Letter to the Editor

Remembering Norman Rockwell

Tuesday, September 30, 2014

Dear Editor,

Early in 1943 I was living in Denver and was 10 going on 11.

My coin purse had some money in it that I had earned. I hurried to the corner drugstore 11⁄2 blocks from my parents home.

This business had a soda fountain and a well-stocked magazine stand. I ignored the temptations of the soda fountain. I wanted to buy a Superman comic book.

The Febr. 20, 1943, Saturday Evening Post caught my eye. It had an illustration by Norman Rockwell (1894-1978) on the cover. I purchased it instead.

Our fifth grade teacher had shown our class Rockwell's Four Freedoms posters. She said they were based on President Franklin D. Roosevelt's speech, made to the U.S. Congress Jan. 6, 1941.
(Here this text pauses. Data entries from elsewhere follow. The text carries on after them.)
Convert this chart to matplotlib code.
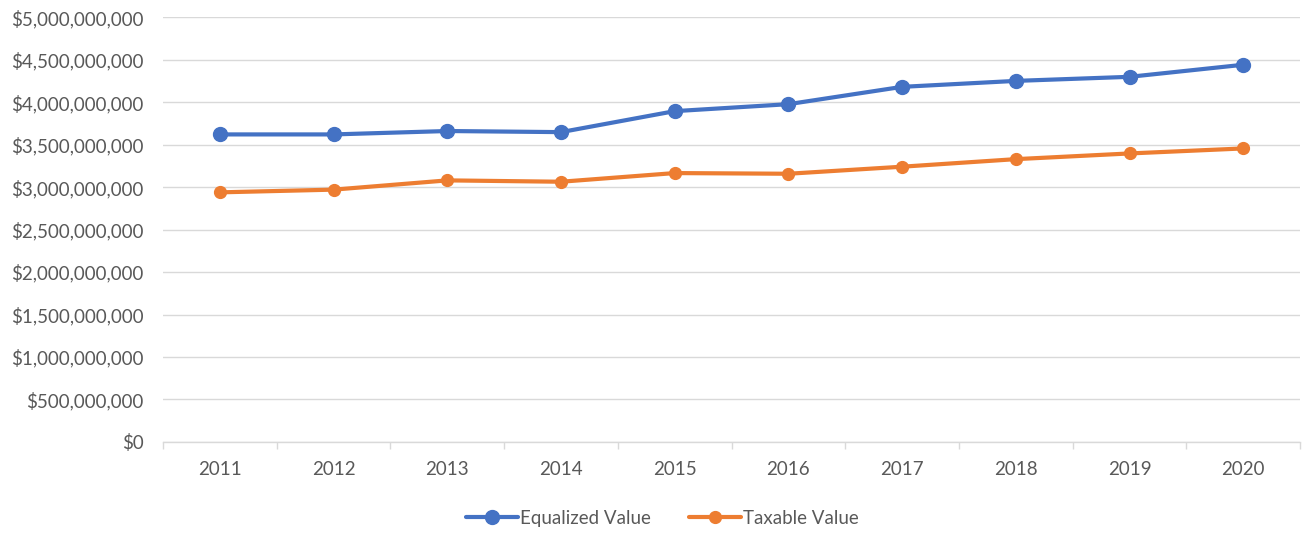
import matplotlib
matplotlib.use("Agg")
import matplotlib.pyplot as plt
from matplotlib.ticker import FuncFormatter, FixedLocator

years = ['2011', '2012', '2013', '2014', '2015', '2016', '2017', '2018', '2019', '2020']
equalized = [3.620e9, 3.620e9, 3.660e9, 3.647e9, 3.894e9, 3.976e9, 4.180e9, 4.250e9, 4.298e9, 4.440e9]
taxable = [2.938e9, 2.970e9, 3.079e9, 3.063e9, 3.165e9, 3.157e9, 3.240e9, 3.329e9, 3.396e9, 3.455e9]

plt.rcParams['font.family'] = ['Lato', 'DejaVu Sans']
text_color = '#595959'
grid_color = '#d9d9d9'
fs = 13.5

fig = plt.figure(figsize=(13.04, 5.37), dpi=100)
ax = fig.add_axes([0.125, 0.177, 0.872, 0.791])

x = list(range(len(years)))
ax.plot(x, equalized, color='#4472c4', linewidth=3, marker='o', markersize=10,
        label='Equalized Value', solid_capstyle='round', zorder=3)
ax.plot(x, taxable, color='#ed7d31', linewidth=3, marker='o', markersize=8.5,
        label='Taxable Value', solid_capstyle='round', zorder=3)

ax.set_xlim(-0.5, 9.5)
ax.set_ylim(0, 5e9)
ax.set_yticks([i * 5e8 for i in range(11)])
ax.yaxis.set_major_formatter(FuncFormatter(lambda v, p: '${:,.0f}'.format(v)))
ax.set_xticks(x)
ax.set_xticklabels(years)
ax.xaxis.set_minor_locator(FixedLocator([i - 0.5 for i in range(11)]))

ax.grid(axis='y', color=grid_color, linewidth=1)
ax.set_axisbelow(True)
for s in ['top', 'right', 'left']:
    ax.spines[s].set_visible(False)
ax.spines['bottom'].set_color(grid_color)
ax.spines['bottom'].set_linewidth(1)

ax.tick_params(axis='y', length=0, labelsize=fs, labelcolor=text_color, pad=14)
ax.tick_params(axis='x', which='major', length=0, labelsize=fs, labelcolor=text_color, pad=14)
ax.tick_params(axis='x', which='minor', length=5, color=grid_color, width=1)

leg = fig.legend(handles=ax.get_lines(), loc='center', bbox_to_anchor=(0.508, 0.035), ncol=2,
                 frameon=False, fontsize=fs, handlelength=2.8, handletextpad=0.1,
                 columnspacing=2.0)
for t in leg.get_texts():
    t.set_color(text_color)

fig.savefig('out.png', dpi=100)
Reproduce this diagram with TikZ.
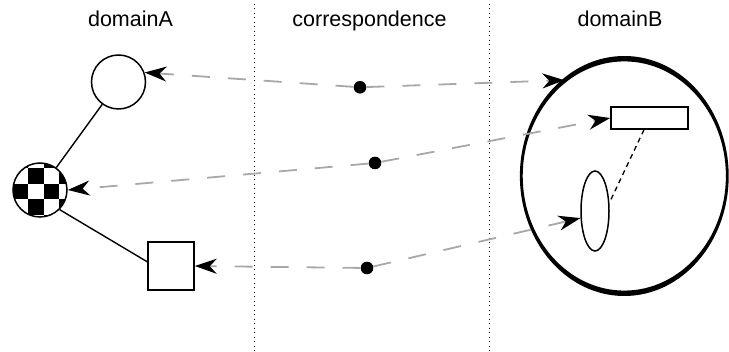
\documentclass[tikz,border=0pt]{standalone}
\usepackage{fontspec}
\setmainfont{Liberation Sans}
\usetikzlibrary{shapes.geometric,arrows.meta,positioning}
\definecolor{LinkGray}{HTML}{A8A8A8}
\tikzset{
  DL/.style={font=\fontsize{21.5}{26}\selectfont,anchor=base,inner sep=0pt},
  SH/.style={draw,line width=1.5pt,inner sep=0pt},
  CR/.style={SH,circle,minimum size=54pt},
  HUB/.style={circle,fill=black,minimum size=12.6pt,inner sep=0pt},
  lnk/.style={-{Stealth[length=22pt,width=15pt,inset=7pt,color=black]},
              draw=LinkGray,line width=1.8pt,dash pattern=on 18pt off 18pt},
  sep/.style={line width=0.9pt,dash pattern=on 0.9pt off 3.6pt}
}
\begin{document}
\begin{tikzpicture}[x=1pt,y=-1pt]
  \useasboundingbox (0,0) rectangle (729,352);

  \node[DL] (tA) at (130.5,27) {domainA};
  \node[DL] (tC) at (369.5,27) {correspondence};
  \node[DL] (tB) at (620,27) {domainB};
  \draw[sep] (254,4) -- (254,352);
  \draw[sep] (489,4) -- (489,352);

  \begin{scope}
    \clip (40,190) circle (27pt);
    \foreach \i in {-1,...,2}
      \foreach \j in {-1,...,3}{
        \pgfmathparse{int(mod(\i+\j+10,2))}
        \ifnum\pgfmathresult=0
          \fill (28+15.6*\i,168.3+15.6*\j) rectangle ++(15.6,15.6);
        \fi}
  \end{scope}

  \node[CR] (A1) at (118.5,82) {};
  \node[CR] (C) at (40,190) {};
  \node[SH,minimum width=46pt,minimum height=48pt] (Q) at (171,266) {};
  \node[ellipse,minimum width=206pt,minimum height=235pt,inner sep=0pt] (B) at (624.3,176) {};
  \fill[even odd rule] (B.center) ellipse [x radius=104.4pt,y radius=120pt]
                       (B.center) ellipse [x radius=101.6pt,y radius=114.6pt];
  \node[SH,minimum width=77pt,minimum height=22pt] (R) at (649.5,118) {};
  \node[SH,ellipse,minimum width=28pt,minimum height=80pt] (E) at (595,211) {};

  \node[HUB] (h1) at (360,87.3) {};
  \node[HUB] (h2) at (375,163) {};
  \node[HUB] (h3) at (367,268) {};

  \draw[line width=1.4pt] (A1) -- (C);
  \draw[line width=1.4pt] (C.-45) -- (Q.170);
  \draw[line width=1.3pt,dash pattern=on 5pt off 4pt] ([xshift=-5.5pt]R.south) -- (E.30);

  \draw[lnk] (h1) -- (A1.20);
  \draw[lnk] (h1) -- (B.122.7);
  \draw[lnk] (h2) -- (C.east);
  \draw[lnk] (h2) -- (R.west);
  \draw[lnk] (h3) -- (Q.east);
  \draw[lnk] (h3) -- (E.206);
\end{tikzpicture}
\end{document}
Later, Rockwell was presented the Distinguished Service Award by the U.S. Treasury Department for his Four Freedoms illustrations.

"Freedom of Worship" was on the Feb. 27, 1942, cover of the Post, "Freedom from Want," apeared on its March 6, 1943, cover. Readers eagerly awaited Rockwell's "Freedom from Fear" illustration on the front of the March 13, 1943, edition of that magazine. In 1952, the Metropolitan Museum of Art displayed his "Freedom of Speech" painting.

A terrible fire destroyed Rockwell's art studio in May 1943. Illustrations on which he was working were burned into ashes. Fortunately, all of the Four Freedoms paintings had been shipped to publishers.

George Macy, owner of Macy's Department Stores, Paid Rockwell to update pictures in Mark Twain's stories about "Huck Finn" and "Tom Sawyer" in 1940. Collectors now pay a lot for Rockwell's art work and magazines with it.